The request: Go through the material below and copy all lines with "that".

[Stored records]
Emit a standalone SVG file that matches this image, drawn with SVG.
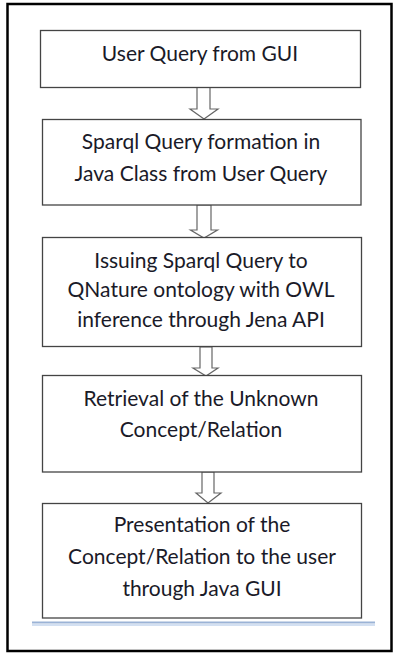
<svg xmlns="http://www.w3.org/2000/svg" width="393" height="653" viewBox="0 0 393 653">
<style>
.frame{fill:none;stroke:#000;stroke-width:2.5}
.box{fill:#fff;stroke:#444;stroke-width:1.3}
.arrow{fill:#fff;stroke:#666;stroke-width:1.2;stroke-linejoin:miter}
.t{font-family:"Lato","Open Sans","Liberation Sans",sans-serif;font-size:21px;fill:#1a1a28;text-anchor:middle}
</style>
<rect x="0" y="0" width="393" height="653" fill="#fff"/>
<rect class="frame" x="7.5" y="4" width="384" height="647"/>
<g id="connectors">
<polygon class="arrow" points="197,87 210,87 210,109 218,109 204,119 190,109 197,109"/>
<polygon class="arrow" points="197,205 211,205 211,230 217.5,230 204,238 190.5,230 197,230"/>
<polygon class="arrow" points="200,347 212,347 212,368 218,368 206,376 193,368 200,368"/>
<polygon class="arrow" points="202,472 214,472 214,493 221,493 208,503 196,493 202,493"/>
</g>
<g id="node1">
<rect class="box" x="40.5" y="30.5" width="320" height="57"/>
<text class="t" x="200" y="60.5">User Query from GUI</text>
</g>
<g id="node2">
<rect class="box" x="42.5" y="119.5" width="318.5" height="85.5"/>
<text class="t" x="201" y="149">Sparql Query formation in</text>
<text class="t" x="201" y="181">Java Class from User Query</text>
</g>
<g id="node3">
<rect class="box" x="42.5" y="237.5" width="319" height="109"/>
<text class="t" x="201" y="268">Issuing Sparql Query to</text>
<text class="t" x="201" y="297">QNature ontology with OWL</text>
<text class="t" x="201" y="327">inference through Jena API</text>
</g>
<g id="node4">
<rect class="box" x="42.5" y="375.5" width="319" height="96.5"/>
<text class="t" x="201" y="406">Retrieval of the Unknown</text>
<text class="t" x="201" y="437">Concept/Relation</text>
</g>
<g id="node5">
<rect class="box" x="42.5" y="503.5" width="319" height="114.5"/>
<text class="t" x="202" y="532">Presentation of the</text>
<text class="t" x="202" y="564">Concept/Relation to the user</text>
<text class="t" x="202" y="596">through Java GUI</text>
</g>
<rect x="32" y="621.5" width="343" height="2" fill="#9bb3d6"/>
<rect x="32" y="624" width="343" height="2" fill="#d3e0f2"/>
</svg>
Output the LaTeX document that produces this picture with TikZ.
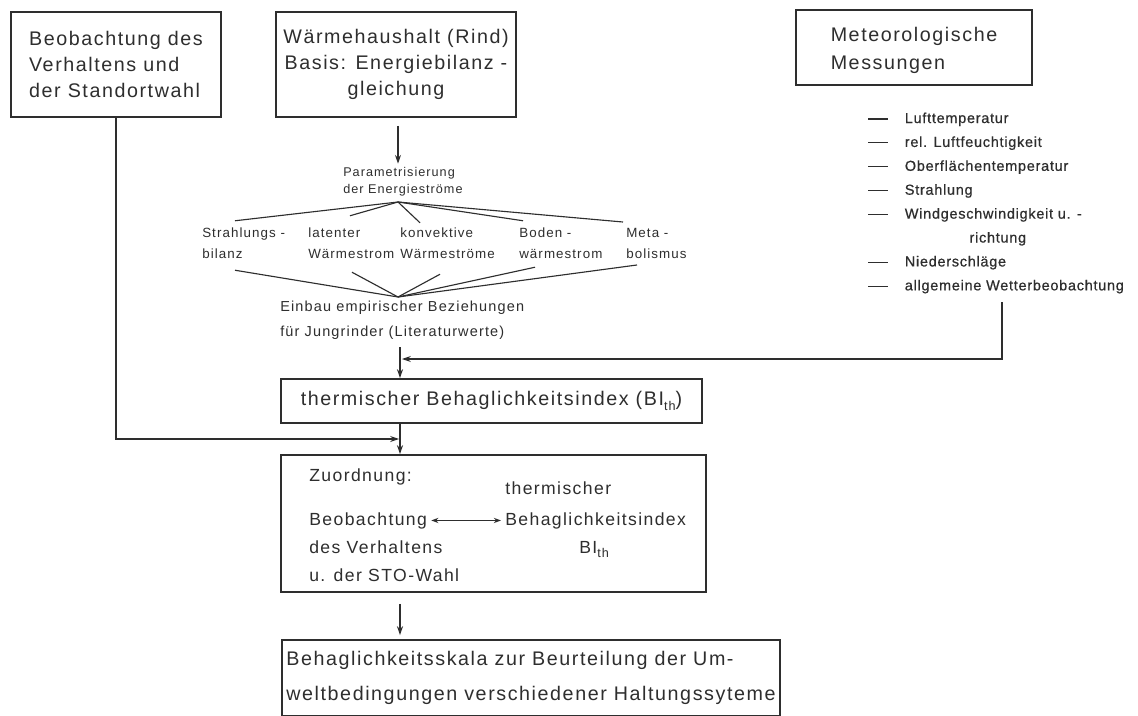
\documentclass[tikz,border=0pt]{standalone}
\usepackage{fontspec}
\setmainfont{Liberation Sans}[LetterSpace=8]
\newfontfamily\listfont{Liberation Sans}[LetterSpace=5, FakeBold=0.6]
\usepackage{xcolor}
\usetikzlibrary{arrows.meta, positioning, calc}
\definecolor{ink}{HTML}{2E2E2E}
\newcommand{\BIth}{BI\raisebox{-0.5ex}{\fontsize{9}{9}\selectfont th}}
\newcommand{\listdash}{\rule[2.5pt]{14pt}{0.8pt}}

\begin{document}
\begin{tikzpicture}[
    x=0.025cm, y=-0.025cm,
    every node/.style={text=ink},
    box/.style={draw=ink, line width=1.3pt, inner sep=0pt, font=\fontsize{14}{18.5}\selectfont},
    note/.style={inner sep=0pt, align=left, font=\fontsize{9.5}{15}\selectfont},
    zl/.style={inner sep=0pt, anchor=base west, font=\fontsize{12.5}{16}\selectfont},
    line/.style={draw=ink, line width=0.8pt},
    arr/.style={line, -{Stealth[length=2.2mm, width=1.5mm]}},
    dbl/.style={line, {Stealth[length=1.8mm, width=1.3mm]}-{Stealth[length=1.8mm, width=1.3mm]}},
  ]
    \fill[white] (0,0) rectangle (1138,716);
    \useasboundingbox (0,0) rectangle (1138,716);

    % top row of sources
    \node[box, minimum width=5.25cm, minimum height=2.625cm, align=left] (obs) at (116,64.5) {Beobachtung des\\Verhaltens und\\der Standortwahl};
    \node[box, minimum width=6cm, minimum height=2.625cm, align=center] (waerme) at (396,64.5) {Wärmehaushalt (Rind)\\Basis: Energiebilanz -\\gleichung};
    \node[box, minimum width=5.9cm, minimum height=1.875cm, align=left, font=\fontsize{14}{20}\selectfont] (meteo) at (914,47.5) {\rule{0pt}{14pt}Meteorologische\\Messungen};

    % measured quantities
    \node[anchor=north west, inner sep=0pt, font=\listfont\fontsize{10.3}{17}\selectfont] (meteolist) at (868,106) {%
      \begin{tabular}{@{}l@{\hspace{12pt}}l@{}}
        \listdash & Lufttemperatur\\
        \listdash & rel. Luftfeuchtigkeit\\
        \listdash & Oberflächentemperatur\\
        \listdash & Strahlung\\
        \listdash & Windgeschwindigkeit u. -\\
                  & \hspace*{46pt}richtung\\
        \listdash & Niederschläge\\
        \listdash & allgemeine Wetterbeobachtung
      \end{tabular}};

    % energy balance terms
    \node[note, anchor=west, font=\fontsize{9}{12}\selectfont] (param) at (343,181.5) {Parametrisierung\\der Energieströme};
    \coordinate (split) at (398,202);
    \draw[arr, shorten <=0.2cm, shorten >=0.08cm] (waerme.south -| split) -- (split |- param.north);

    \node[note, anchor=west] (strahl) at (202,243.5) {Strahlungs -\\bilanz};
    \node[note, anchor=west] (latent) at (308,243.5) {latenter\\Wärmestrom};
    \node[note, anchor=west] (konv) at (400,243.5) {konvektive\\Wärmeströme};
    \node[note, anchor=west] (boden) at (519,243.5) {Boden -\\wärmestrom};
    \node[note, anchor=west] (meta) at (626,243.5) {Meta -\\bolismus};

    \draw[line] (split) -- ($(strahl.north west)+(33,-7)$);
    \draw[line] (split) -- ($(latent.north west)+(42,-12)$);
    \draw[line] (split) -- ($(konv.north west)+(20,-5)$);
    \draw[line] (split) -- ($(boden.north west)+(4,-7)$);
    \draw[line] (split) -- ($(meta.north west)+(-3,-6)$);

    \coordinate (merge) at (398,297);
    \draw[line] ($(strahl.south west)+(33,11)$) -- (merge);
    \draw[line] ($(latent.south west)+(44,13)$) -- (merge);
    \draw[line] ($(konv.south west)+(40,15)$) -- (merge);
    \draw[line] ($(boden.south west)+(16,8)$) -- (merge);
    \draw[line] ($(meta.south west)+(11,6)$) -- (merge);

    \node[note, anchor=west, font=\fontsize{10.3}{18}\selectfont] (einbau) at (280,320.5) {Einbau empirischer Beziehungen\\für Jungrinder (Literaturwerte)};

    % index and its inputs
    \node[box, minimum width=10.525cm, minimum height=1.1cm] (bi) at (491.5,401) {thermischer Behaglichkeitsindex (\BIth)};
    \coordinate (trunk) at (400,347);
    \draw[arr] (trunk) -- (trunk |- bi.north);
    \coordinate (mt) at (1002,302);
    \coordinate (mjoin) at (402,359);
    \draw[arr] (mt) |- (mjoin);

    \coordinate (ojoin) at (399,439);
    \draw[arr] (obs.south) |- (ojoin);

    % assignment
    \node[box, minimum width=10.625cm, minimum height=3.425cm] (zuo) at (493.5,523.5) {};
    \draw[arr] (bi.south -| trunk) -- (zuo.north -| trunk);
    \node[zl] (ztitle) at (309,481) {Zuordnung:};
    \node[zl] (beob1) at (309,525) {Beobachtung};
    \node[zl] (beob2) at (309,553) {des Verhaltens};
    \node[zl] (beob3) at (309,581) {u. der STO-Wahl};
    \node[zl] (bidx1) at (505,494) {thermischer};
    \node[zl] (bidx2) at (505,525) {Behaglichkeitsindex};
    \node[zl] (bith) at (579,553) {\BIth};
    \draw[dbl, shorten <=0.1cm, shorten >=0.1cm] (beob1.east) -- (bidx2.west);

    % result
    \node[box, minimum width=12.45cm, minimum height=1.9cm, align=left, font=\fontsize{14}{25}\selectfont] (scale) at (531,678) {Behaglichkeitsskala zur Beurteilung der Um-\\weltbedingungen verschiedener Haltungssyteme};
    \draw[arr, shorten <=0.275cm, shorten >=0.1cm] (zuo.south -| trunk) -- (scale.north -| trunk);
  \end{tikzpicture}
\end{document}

The answer:
Emit a standalone SVG file that matches this image, drawn with SVG.
Output the LaTeX document that produces this picture with TikZ.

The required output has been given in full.